Blackwood conservationists vie for grant

BERNE — Musical instruments with quality sound can have stratospheric prices. Not least of which among their materials is the rare wood from the endangered African Blackwood tree.

To protect the African Blacwood from overharvesting, Michelle Von Haugg, a clarinetist who graduated from Berne-Knox-Westerlo, started Clarinets for Conservation. The not-for-profit is now in its fourth year and has developed into a music education organization, hosting teachers from the United States, while also promoting conservation education and planting blackwood trees in Tanzania.

Clarinets for Conservation is up for a grant, which it can win only if enough people vote for it online this month.

The dense core of the blackwood tree — mpingo in Swahili — has been harvested, carved, and laquered to become part of many non-brass, Western musical instruments in the world. A slow-growing tree that can’t be harvested until it is 70 to 100 years old, the blackwood — sometimes found in the pipes of bagpipes and the body of a clarinet or oboe ­— is prized for its resonance and tone.
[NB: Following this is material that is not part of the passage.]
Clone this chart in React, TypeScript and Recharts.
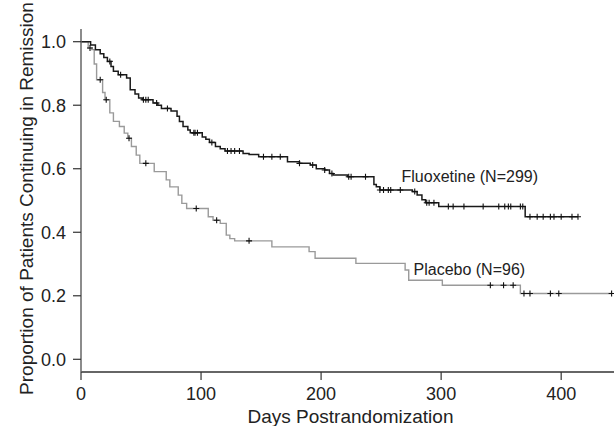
import React from 'react';
import { LineChart, Line, XAxis, YAxis, ReferenceDot } from 'recharts';

// Kaplan-Meier steps: [day, proportion]
const fluoxetineSteps: [number, number][] = [
  [0, 1.0], [8, 0.99], [12, 0.975], [16, 0.962], [19, 0.95], [22, 0.938], [25, 0.922], [27, 0.907],
  [31, 0.896], [38, 0.886], [41, 0.849], [45, 0.835], [48, 0.823], [51, 0.817], [60, 0.807], [64, 0.8],
  [67, 0.79], [75, 0.782], [80, 0.765], [82, 0.749], [85, 0.733], [89, 0.722], [91, 0.713], [101, 0.7],
  [104, 0.693], [107, 0.683], [112, 0.67], [116, 0.663], [120, 0.656], [135, 0.648], [140, 0.645],
  [148, 0.638], [172, 0.622], [182, 0.617], [191, 0.612], [196, 0.6], [203, 0.596], [207, 0.585],
  [210, 0.58], [222, 0.575], [244, 0.55], [246, 0.543], [249, 0.533], [276, 0.528], [280, 0.517],
  [284, 0.502], [287, 0.493], [298, 0.481], [370, 0.449], [414, 0.449],
];

const fluoxetineCensored: [number, number][] = [
  [24, 0.938], [33, 0.896], [52, 0.817], [54, 0.817], [56, 0.817], [63, 0.807], [72, 0.79],
  [94, 0.713], [95, 0.713], [97, 0.713], [109, 0.683], [122, 0.656], [125, 0.656], [128, 0.656],
  [132, 0.656], [152, 0.638], [159, 0.638], [166, 0.638], [182, 0.617], [193, 0.612], [203, 0.596],
  [209, 0.585], [223, 0.575], [225, 0.575], [237, 0.575], [249, 0.533], [252, 0.533], [256, 0.533],
  [258, 0.533], [266, 0.533], [278, 0.528], [288, 0.493], [290, 0.493], [294, 0.493], [306, 0.481],
  [310, 0.481], [319, 0.481], [335, 0.481], [348, 0.481], [353, 0.481], [356, 0.481], [358, 0.481],
  [366, 0.481], [368, 0.481], [374, 0.449], [380, 0.449], [385, 0.449], [391, 0.449], [394, 0.449],
  [400, 0.449], [409, 0.449], [414, 0.449],
];

const placeboSteps: [number, number][] = [
  [0, 1.0], [6, 0.98], [9, 0.975], [11, 0.93], [13, 0.88], [18, 0.84], [20, 0.817], [24, 0.776],
  [27, 0.749], [32, 0.733], [36, 0.712], [39, 0.696], [42, 0.67], [46, 0.643], [49, 0.617],
  [61, 0.591], [71, 0.565], [74, 0.543], [81, 0.517], [84, 0.491], [88, 0.475], [106, 0.449],
  [110, 0.438], [116, 0.428], [121, 0.391], [124, 0.38], [128, 0.373], [159, 0.354], [190, 0.339],
  [195, 0.318], [229, 0.302], [270, 0.281], [273, 0.249], [301, 0.233], [366, 0.207], [442, 0.207],
];

const placeboCensored: [number, number][] = [
  [7.5, 0.98], [16, 0.88], [21, 0.817], [40, 0.696], [54, 0.617], [96, 0.475], [113, 0.438],
  [140, 0.373], [341, 0.233], [352, 0.233], [360, 0.233], [369, 0.207], [374, 0.207], [391, 0.207],
  [398, 0.207], [442, 0.207],
];

const xTicks = [0, 100, 200, 300, 400];
const yTicks = [0, 0.2, 0.4, 0.6, 0.8, 1.0];

const FONT = '"Liberation Sans", Arial, Helvetica, sans-serif';
const TEXT = '#222';

type Pt = { day: number; s: number; c: boolean };

const build = (steps: [number, number][], cens: [number, number][]): Pt[] =>
  [
    ...steps.map(([day, s]) => ({ day, s, c: false })),
    ...cens.map(([day, s]) => ({ day, s, c: true })),
  ].sort((a, b) => a.day - b.day || (a.c ? 1 : -1));

const fluoxetineData = build(fluoxetineSteps, fluoxetineCensored);
const placeboData = build(placeboSteps, placeboCensored);

const Censor = (props: any) => {
  const { cx, cy, payload, index } = props;
  if (!payload || !payload.c || cx == null || cy == null) return <g key={index} />;
  return (
    <path
      key={index}
      d={`M${cx - 3},${cy}H${cx + 3}M${cx},${cy - 3}V${cy + 3}`}
      stroke="#111"
      strokeWidth={1.1}
      fill="none"
    />
  );
};

const tickStyle = { fontSize: 18, fill: TEXT, fontFamily: FONT };

export default function App() {
  return (
    <div style={{ position: 'absolute', left: 0, top: 0, width: 614, height: 426, background: '#fff' }}>
      <LineChart width={614} height={426} margin={{ top: 29, right: 0, bottom: 24, left: 0 }}>
        <XAxis
          dataKey="day"
          type="number"
          domain={[0, 444]}
          ticks={xTicks}
          allowDataOverflow
          height={30}
          tickSize={8}
          tickMargin={7}
          tick={tickStyle}
          axisLine={{ stroke: '#333', strokeWidth: 1.5 }}
          tickLine={{ stroke: '#333', strokeWidth: 1.2 }}
          label={{
            content: (p: any) => {
              const vb = p.viewBox || { x: 81, y: 372, width: 533 };
              return (
                <text x={vb.x + vb.width / 2 + 3} y={vb.y + 51} textAnchor="middle" fontSize={19} fill={TEXT} fontFamily={FONT}>
                  Days Postrandomization
                </text>
              );
            },
          }}
        />
        <YAxis
          type="number"
          domain={[-0.04, 1.04]}
          ticks={yTicks}
          allowDataOverflow
          width={81}
          tickSize={8}
          tickMargin={7}
          tick={tickStyle}
          tickFormatter={(v: number) => v.toFixed(1)}
          axisLine={{ stroke: '#666', strokeWidth: 1.5 }}
          tickLine={{ stroke: '#333', strokeWidth: 1.2 }}
          label={{
            content: (p: any) => {
              const vb = p.viewBox || { x: 0, y: 29, width: 81, height: 343 };
              const cx = 33;
              const cy = vb.y + vb.height / 2 - 2;
              return (
                <text x={cx} y={cy} transform={`rotate(-90, ${cx}, ${cy})`} textAnchor="middle" fontSize={19} fill={TEXT} fontFamily={FONT}>
                  Proportion of Patients Continuing in Remission
                </text>
              );
            },
          }}
        />
        <Line
          data={placeboData}
          dataKey="s"
          type="stepAfter"
          stroke="#9a9a9a"
          strokeWidth={1.4}
          dot={Censor}
          activeDot={false}
          isAnimationActive={false}
        />
        <Line
          data={fluoxetineData}
          dataKey="s"
          type="stepAfter"
          stroke="#1a1a1a"
          strokeWidth={1.5}
          dot={Censor}
          activeDot={false}
          isAnimationActive={false}
        />
        <ReferenceDot
          x={267}
          y={0.559}
          r={0}
          fill="none"
          stroke="none"
          label={{
            content: (p: any) => (
              <text x={p.viewBox.x} y={p.viewBox.y} fontSize={16} fill={TEXT} fontFamily={FONT}>
                Fluoxetine (N=299)
              </text>
            ),
          }}
        />
        <ReferenceDot
          x={277}
          y={0.265}
          r={0}
          fill="none"
          stroke="none"
          label={{
            content: (p: any) => (
              <text x={p.viewBox.x} y={p.viewBox.y} fontSize={16} fill={TEXT} fontFamily={FONT}>
                Placebo (N=96)
              </text>
            ),
          }}
        />
      </LineChart>
    </div>
  );
}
In some of the 26 African countries that the tree grows, it is used for animal food, carved ornaments, medicine, and fuel, according to the Global Trees Campaign.

A locally based Clarinets for Conservation could use the money to bring instruments that use blackwood to 30 students in the Korongoni Secondary School in Moshi, Tanzania, the birthplace of the African Blackwood tree.

Clarinets for Conservation is in the running for a $10,000 grant that would use $1,000 to pay for seedlings, $5,000 for the transportation of instruments from the United States to Tanzania, $3,000 for food and transportation for students planting trees, and $1,000 for teaching materials.

The money is awarded based on online voting at causes.kindsnacks.org. Awarded every month, the grants come from KIND, a company that produces healthy snacks.